Anti-patterns to Avoid

  • SELECT FOR UPDATE across entire transaction: Blocks other readers unnecessarily
  • Nested transactions without SAVEPOINT: Can silently fail
  • Forgetting ROLLBACK in error handlers: Leaves locks held indefinitely
  • Long-running reports in transactions: Use READ ONLY hints instead
-- BAD: Long-running query in transaction
START TRANSACTION;
SELECT * FROM orders WHERE customer_id = 12345 ORDER BY order_date DESC LIMIT 100;
-- Holds locks for entire query duration!

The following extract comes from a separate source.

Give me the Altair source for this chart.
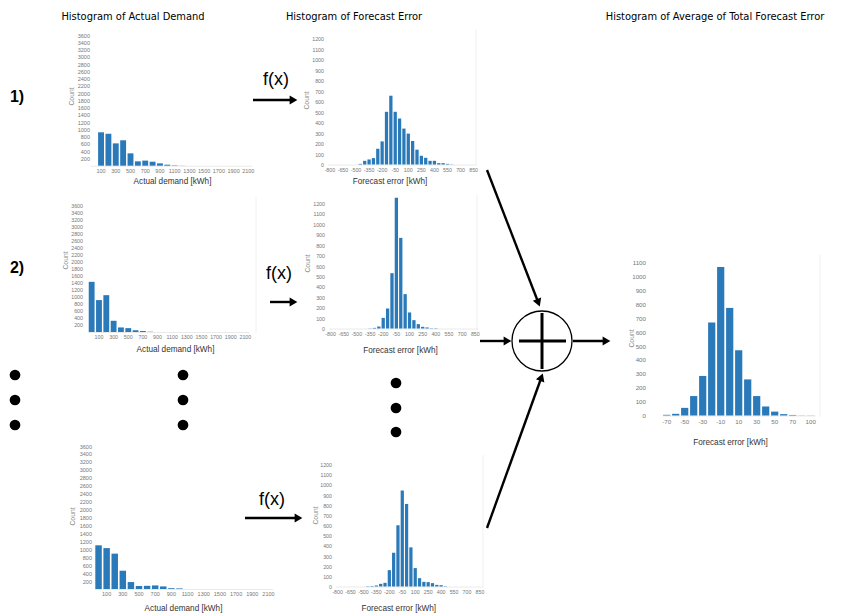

-- GOOD: Read-only reporting
SET TRANSACTION READ ONLY;
SELECT * FROM orders WHERE customer_id = 12345 ORDER BY order_date DESC LIMIT 100;

Transactions are your database's safety net, ensuring business-critical operations remain reliable under concurrent load. Master ACID, choose isolation wisely, design transactions defensively, and your data integrity will withstand production pressures.